--- BEGIN ---
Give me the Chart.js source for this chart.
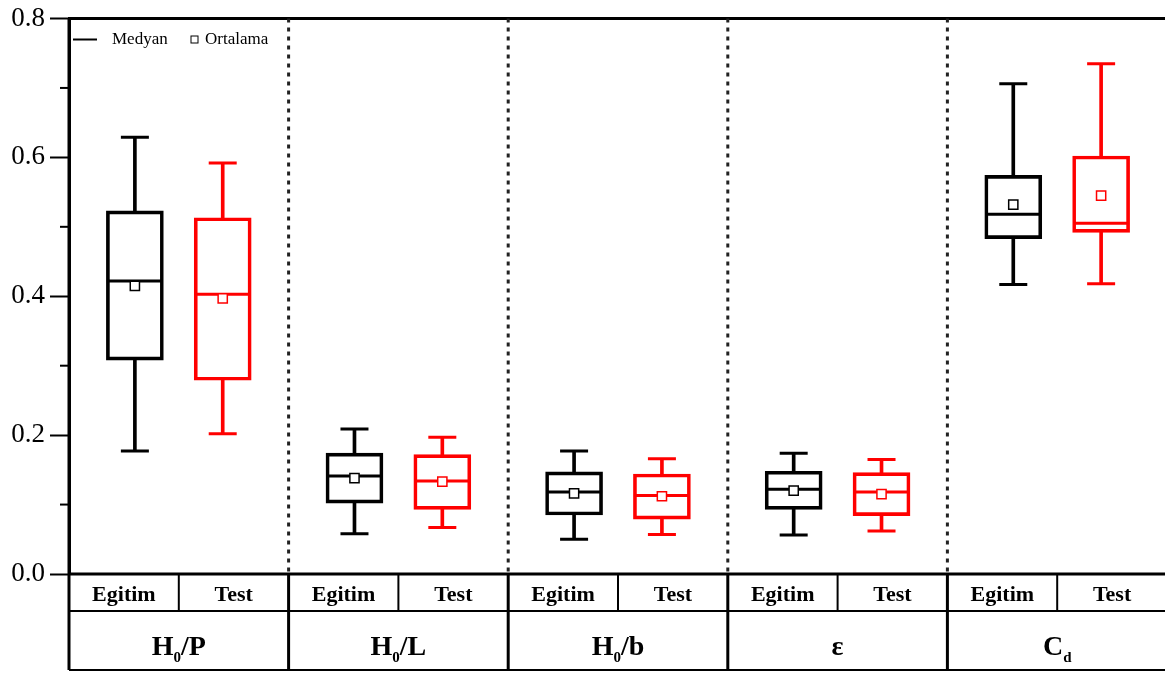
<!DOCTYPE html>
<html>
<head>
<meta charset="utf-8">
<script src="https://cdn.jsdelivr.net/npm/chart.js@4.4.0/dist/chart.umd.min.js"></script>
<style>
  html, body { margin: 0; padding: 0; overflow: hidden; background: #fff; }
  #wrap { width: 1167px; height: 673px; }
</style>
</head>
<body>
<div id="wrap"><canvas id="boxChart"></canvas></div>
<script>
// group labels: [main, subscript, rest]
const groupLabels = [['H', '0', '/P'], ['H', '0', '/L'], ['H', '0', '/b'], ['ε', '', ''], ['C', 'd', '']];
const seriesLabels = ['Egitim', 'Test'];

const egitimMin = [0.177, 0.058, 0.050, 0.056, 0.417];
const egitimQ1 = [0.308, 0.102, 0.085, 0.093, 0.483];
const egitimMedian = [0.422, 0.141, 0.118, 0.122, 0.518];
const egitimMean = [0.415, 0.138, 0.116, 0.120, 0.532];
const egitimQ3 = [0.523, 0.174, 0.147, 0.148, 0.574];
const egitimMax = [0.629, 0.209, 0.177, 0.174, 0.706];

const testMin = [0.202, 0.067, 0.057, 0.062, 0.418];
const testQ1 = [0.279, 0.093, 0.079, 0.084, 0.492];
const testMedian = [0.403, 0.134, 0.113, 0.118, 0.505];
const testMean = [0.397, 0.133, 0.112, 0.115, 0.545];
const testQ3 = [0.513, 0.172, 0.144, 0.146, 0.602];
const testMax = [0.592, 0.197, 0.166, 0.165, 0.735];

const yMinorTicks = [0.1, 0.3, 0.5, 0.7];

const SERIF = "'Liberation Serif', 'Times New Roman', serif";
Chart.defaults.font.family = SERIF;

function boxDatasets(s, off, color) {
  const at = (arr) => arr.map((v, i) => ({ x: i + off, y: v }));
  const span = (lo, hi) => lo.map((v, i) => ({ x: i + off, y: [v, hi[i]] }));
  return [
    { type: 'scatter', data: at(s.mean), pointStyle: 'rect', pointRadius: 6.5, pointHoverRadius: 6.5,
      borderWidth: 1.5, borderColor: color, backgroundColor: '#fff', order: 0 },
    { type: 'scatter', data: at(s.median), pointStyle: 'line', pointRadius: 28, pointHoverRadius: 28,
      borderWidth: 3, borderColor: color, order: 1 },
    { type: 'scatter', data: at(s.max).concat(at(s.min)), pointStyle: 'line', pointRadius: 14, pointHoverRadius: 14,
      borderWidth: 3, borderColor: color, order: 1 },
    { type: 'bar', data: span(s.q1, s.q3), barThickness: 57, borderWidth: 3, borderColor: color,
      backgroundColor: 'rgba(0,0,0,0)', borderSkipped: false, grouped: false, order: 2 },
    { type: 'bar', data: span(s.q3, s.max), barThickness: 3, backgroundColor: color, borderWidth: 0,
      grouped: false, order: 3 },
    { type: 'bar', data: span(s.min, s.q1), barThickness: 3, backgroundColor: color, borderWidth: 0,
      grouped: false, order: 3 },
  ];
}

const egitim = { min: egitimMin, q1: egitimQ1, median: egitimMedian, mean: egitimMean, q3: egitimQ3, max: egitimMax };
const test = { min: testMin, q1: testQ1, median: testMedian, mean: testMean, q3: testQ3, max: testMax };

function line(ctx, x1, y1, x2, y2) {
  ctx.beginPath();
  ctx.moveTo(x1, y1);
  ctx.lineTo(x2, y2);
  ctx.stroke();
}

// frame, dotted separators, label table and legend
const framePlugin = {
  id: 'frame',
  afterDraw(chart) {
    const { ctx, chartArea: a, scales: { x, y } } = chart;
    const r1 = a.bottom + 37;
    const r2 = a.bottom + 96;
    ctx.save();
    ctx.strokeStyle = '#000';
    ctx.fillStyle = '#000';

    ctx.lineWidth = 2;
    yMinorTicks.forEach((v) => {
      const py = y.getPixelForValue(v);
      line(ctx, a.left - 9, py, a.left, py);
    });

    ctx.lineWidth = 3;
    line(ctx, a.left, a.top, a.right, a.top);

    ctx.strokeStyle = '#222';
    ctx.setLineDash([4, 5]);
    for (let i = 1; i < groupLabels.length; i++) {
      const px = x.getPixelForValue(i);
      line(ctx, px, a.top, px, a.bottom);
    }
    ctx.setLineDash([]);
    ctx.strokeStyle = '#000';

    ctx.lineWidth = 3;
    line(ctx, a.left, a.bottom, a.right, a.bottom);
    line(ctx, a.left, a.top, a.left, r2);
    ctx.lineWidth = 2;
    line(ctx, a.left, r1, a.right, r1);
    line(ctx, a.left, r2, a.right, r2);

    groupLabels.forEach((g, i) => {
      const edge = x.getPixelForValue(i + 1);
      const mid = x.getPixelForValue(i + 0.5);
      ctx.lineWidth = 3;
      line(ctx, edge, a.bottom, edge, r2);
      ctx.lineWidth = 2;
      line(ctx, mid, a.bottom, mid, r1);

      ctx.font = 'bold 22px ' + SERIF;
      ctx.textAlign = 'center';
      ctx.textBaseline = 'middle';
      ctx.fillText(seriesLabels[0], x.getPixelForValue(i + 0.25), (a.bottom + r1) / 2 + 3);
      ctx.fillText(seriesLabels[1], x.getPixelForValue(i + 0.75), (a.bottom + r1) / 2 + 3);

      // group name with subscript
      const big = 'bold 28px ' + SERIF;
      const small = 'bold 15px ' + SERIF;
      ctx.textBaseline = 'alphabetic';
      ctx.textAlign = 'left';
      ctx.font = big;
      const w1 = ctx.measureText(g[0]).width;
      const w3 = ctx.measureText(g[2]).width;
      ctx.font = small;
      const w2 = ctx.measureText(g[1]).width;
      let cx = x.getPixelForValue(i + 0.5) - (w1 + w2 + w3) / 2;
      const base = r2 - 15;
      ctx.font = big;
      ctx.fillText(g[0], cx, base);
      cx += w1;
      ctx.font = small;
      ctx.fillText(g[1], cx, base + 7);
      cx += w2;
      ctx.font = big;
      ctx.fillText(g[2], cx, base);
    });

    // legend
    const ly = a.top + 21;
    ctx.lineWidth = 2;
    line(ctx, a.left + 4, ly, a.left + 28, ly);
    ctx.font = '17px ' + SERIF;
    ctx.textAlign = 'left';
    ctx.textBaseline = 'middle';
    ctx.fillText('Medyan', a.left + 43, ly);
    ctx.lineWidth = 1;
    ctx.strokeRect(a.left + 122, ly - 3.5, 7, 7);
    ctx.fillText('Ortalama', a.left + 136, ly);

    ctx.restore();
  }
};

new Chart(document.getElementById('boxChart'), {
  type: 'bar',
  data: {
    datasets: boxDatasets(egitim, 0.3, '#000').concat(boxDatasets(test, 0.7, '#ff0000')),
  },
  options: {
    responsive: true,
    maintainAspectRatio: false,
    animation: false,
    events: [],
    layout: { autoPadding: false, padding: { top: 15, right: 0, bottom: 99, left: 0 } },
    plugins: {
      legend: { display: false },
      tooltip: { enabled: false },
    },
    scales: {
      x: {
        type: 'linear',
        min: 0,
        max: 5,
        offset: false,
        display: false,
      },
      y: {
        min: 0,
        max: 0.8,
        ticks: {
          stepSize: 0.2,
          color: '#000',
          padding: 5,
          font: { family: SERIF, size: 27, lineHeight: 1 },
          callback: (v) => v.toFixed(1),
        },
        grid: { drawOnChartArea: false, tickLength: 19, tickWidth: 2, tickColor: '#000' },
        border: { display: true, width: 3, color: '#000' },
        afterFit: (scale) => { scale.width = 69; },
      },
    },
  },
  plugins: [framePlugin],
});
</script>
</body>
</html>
--- END ---
Your task is to repeat the data above exactly while excluding the pictures.

Give me the Chart.js source for this chart.
<!DOCTYPE html>
<html>
<head>
<meta charset="utf-8">
<script src="https://cdn.jsdelivr.net/npm/chart.js@4.4.0/dist/chart.umd.min.js"></script>
<style>
  html, body { margin: 0; padding: 0; overflow: hidden; background: #fff; }
  #wrap { width: 1167px; height: 673px; }
</style>
</head>
<body>
<div id="wrap"><canvas id="boxChart"></canvas></div>
<script>
// group labels: [main, subscript, rest]
const groupLabels = [['H', '0', '/P'], ['H', '0', '/L'], ['H', '0', '/b'], ['ε', '', ''], ['C', 'd', '']];
const seriesLabels = ['Egitim', 'Test'];

const egitimMin = [0.177, 0.058, 0.050, 0.056, 0.417];
const egitimQ1 = [0.308, 0.102, 0.085, 0.093, 0.483];
const egitimMedian = [0.422, 0.141, 0.118, 0.122, 0.518];
const egitimMean = [0.415, 0.138, 0.116, 0.120, 0.532];
const egitimQ3 = [0.523, 0.174, 0.147, 0.148, 0.574];
const egitimMax = [0.629, 0.209, 0.177, 0.174, 0.706];

const testMin = [0.202, 0.067, 0.057, 0.062, 0.418];
const testQ1 = [0.279, 0.093, 0.079, 0.084, 0.492];
const testMedian = [0.403, 0.134, 0.113, 0.118, 0.505];
const testMean = [0.397, 0.133, 0.112, 0.115, 0.545];
const testQ3 = [0.513, 0.172, 0.144, 0.146, 0.602];
const testMax = [0.592, 0.197, 0.166, 0.165, 0.735];

const yMinorTicks = [0.1, 0.3, 0.5, 0.7];

const SERIF = "'Liberation Serif', 'Times New Roman', serif";
Chart.defaults.font.family = SERIF;

function boxDatasets(s, off, color) {
  const at = (arr) => arr.map((v, i) => ({ x: i + off, y: v }));
  const span = (lo, hi) => lo.map((v, i) => ({ x: i + off, y: [v, hi[i]] }));
  return [
    { type: 'scatter', data: at(s.mean), pointStyle: 'rect', pointRadius: 6.5, pointHoverRadius: 6.5,
      borderWidth: 1.5, borderColor: color, backgroundColor: '#fff', order: 0 },
    { type: 'scatter', data: at(s.median), pointStyle: 'line', pointRadius: 28, pointHoverRadius: 28,
      borderWidth: 3, borderColor: color, order: 1 },
    { type: 'scatter', data: at(s.max).concat(at(s.min)), pointStyle: 'line', pointRadius: 14, pointHoverRadius: 14,
      borderWidth: 3, borderColor: color, order: 1 },
    { type: 'bar', data: span(s.q1, s.q3), barThickness: 57, borderWidth: 3, borderColor: color,
      backgroundColor: 'rgba(0,0,0,0)', borderSkipped: false, grouped: false, order: 2 },
    { type: 'bar', data: span(s.q3, s.max), barThickness: 3, backgroundColor: color, borderWidth: 0,
      grouped: false, order: 3 },
    { type: 'bar', data: span(s.min, s.q1), barThickness: 3, backgroundColor: color, borderWidth: 0,
      grouped: false, order: 3 },
  ];
}

const egitim = { min: egitimMin, q1: egitimQ1, median: egitimMedian, mean: egitimMean, q3: egitimQ3, max: egitimMax };
const test = { min: testMin, q1: testQ1, median: testMedian, mean: testMean, q3: testQ3, max: testMax };

function line(ctx, x1, y1, x2, y2) {
  ctx.beginPath();
  ctx.moveTo(x1, y1);
  ctx.lineTo(x2, y2);
  ctx.stroke();
}

// frame, dotted separators, label table and legend
const framePlugin = {
  id: 'frame',
  afterDraw(chart) {
    const { ctx, chartArea: a, scales: { x, y } } = chart;
    const r1 = a.bottom + 37;
    const r2 = a.bottom + 96;
    ctx.save();
    ctx.strokeStyle = '#000';
    ctx.fillStyle = '#000';

    ctx.lineWidth = 2;
    yMinorTicks.forEach((v) => {
      const py = y.getPixelForValue(v);
      line(ctx, a.left - 9, py, a.left, py);
    });

    ctx.lineWidth = 3;
    line(ctx, a.left, a.top, a.right, a.top);

    ctx.strokeStyle = '#222';
    ctx.setLineDash([4, 5]);
    for (let i = 1; i < groupLabels.length; i++) {
      const px = x.getPixelForValue(i);
      line(ctx, px, a.top, px, a.bottom);
    }
    ctx.setLineDash([]);
    ctx.strokeStyle = '#000';

    ctx.lineWidth = 3;
    line(ctx, a.left, a.bottom, a.right, a.bottom);
    line(ctx, a.left, a.top, a.left, r2);
    ctx.lineWidth = 2;
    line(ctx, a.left, r1, a.right, r1);
    line(ctx, a.left, r2, a.right, r2);

    groupLabels.forEach((g, i) => {
      const edge = x.getPixelForValue(i + 1);
      const mid = x.getPixelForValue(i + 0.5);
      ctx.lineWidth = 3;
      line(ctx, edge, a.bottom, edge, r2);
      ctx.lineWidth = 2;
      line(ctx, mid, a.bottom, mid, r1);

      ctx.font = 'bold 22px ' + SERIF;
      ctx.textAlign = 'center';
      ctx.textBaseline = 'middle';
      ctx.fillText(seriesLabels[0], x.getPixelForValue(i + 0.25), (a.bottom + r1) / 2 + 3);
      ctx.fillText(seriesLabels[1], x.getPixelForValue(i + 0.75), (a.bottom + r1) / 2 + 3);

      // group name with subscript
      const big = 'bold 28px ' + SERIF;
      const small = 'bold 15px ' + SERIF;
      ctx.textBaseline = 'alphabetic';
      ctx.textAlign = 'left';
      ctx.font = big;
      const w1 = ctx.measureText(g[0]).width;
      const w3 = ctx.measureText(g[2]).width;
      ctx.font = small;
      const w2 = ctx.measureText(g[1]).width;
      let cx = x.getPixelForValue(i + 0.5) - (w1 + w2 + w3) / 2;
      const base = r2 - 15;
      ctx.font = big;
      ctx.fillText(g[0], cx, base);
      cx += w1;
      ctx.font = small;
      ctx.fillText(g[1], cx, base + 7);
      cx += w2;
      ctx.font = big;
      ctx.fillText(g[2], cx, base);
    });

    // legend
    const ly = a.top + 21;
    ctx.lineWidth = 2;
    line(ctx, a.left + 4, ly, a.left + 28, ly);
    ctx.font = '17px ' + SERIF;
    ctx.textAlign = 'left';
    ctx.textBaseline = 'middle';
    ctx.fillText('Medyan', a.left + 43, ly);
    ctx.lineWidth = 1;
    ctx.strokeRect(a.left + 122, ly - 3.5, 7, 7);
    ctx.fillText('Ortalama', a.left + 136, ly);

    ctx.restore();
  }
};

new Chart(document.getElementById('boxChart'), {
  type: 'bar',
  data: {
    datasets: boxDatasets(egitim, 0.3, '#000').concat(boxDatasets(test, 0.7, '#ff0000')),
  },
  options: {
    responsive: true,
    maintainAspectRatio: false,
    animation: false,
    events: [],
    layout: { autoPadding: false, padding: { top: 15, right: 0, bottom: 99, left: 0 } },
    plugins: {
      legend: { display: false },
      tooltip: { enabled: false },
    },
    scales: {
      x: {
        type: 'linear',
        min: 0,
        max: 5,
        offset: false,
        display: false,
      },
      y: {
        min: 0,
        max: 0.8,
        ticks: {
          stepSize: 0.2,
          color: '#000',
          padding: 5,
          font: { family: SERIF, size: 27, lineHeight: 1 },
          callback: (v) => v.toFixed(1),
        },
        grid: { drawOnChartArea: false, tickLength: 19, tickWidth: 2, tickColor: '#000' },
        border: { display: true, width: 3, color: '#000' },
        afterFit: (scale) => { scale.width = 69; },
      },
    },
  },
  plugins: [framePlugin],
});
</script>
</body>
</html>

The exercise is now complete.